Six-diode and more elaborate bridges achieve even less leakage, used in precision instruments.

7.3 Transistor sampling gates

A FET (especially a MOSFET) makes an excellent sampling gate: low on-resistance, very high off-resistance, no DC offset (unlike a diode). Bipolar transistors can also work, with a bit more complexity.

The on-resistance of a MOSFET acting as a switch is the RDS(on)R_{DS(on)} of the device, typically a few ohms for small-signal MOSFETs and milliohms for power devices. The off-resistance is essentially infinite (gigohms). This makes the FET nearly ideal, and it's what's inside every analog multiplexer chip (CD4051, ADG7xx series, etc.).

7.4 Sample-and-hold

A sampling gate followed by a hold capacitor (the sample-and-hold (S/H)) captures the input value at the gate moment and holds it. Every ADC has an S/H at its front end so the input stays steady during the conversion (which can take microseconds).

plaintext
   Vin ──[FET switch]──*── output (held)
                       |
                       C (hold capacitor)
                       |
                      GND
                      
   When switch is closed: output tracks input ("track" or "sample" mode).
   When switch opens: cap holds whatever value it had ("hold" mode).

Critical S/H parameters:

  • Acquisition time. How long it takes to settle to the new input value when the switch closes.
  • Aperture jitter. Variability in the exact moment of sampling (limits ADC effective bits at high frequency).
  • Droop rate. How fast the held voltage decays due to leakage. Set by the cap value and the leakage of the buffer's input.
  • Pedestal. DC offset caused by switch capacitive coupling.

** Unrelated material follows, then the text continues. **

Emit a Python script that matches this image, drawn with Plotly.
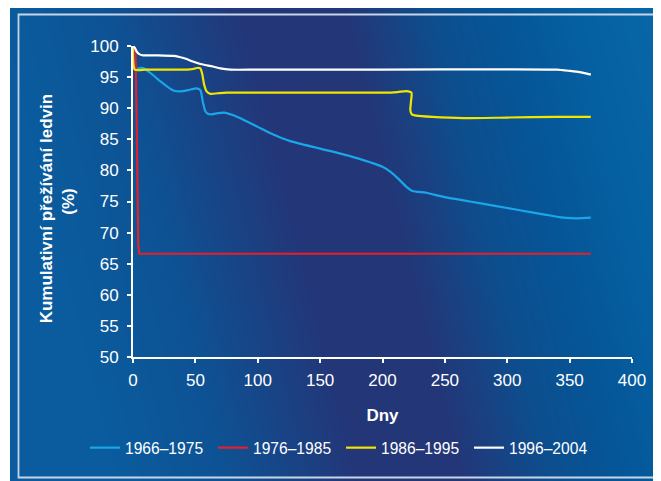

7.5 Where sampling gates appear

  • Sampling oscilloscopes for sub-nanosecond timing. Use equivalent-time sampling: rather than sampling fast in real time, take one sample per cycle of a periodic signal at progressively shifted times, building up a high-resolution waveform from many cycles. This is how scopes hit 100 GHz bandwidth: they don't, in real time; they reconstruct it.
  • Time-division multiplexing. Multiple signals share a channel by time slots; samplers select the right slot at each end.
  • ADCs. Front-end S/H, as just described.
  • Boxcar averagers. Repeated sampling at the same point of a periodic signal, averaged across many repetitions for noise suppression. Used in physics labs and also in hardware-security side-channel measurements (averaging power traces across many encryption operations to reduce noise).
  • Switched-capacitor filters. A whole class of filter using only switches and caps, no resistors; relies on sampling gates for the switching.
  • Chopper-stabilized op-amps. Sample the input rapidly to remove DC drift.

7.6 Hardware-security perspectives

Sampling gates and S/H are the workhorses of side-channel measurement. An attacker measuring a chip's power consumption or EM radiation needs to capture a brief transient signal at exactly the right moment relative to the chip's internal events. The S/H in their measurement front-end (or the sampling circuit in their high-speed scope) has to be:

  • Triggered with picosecond accuracy relative to the chip's clock.
  • Wide-bandwidth (to catch fast switching transients).
  • Low-noise (each measurement contributes random error).

Counter-attacks include clock jitter (randomizing the chip's clock to disrupt the attacker's sampling alignment) and dummy operations (inserting noise events that confuse the sample-aligned correlation analysis).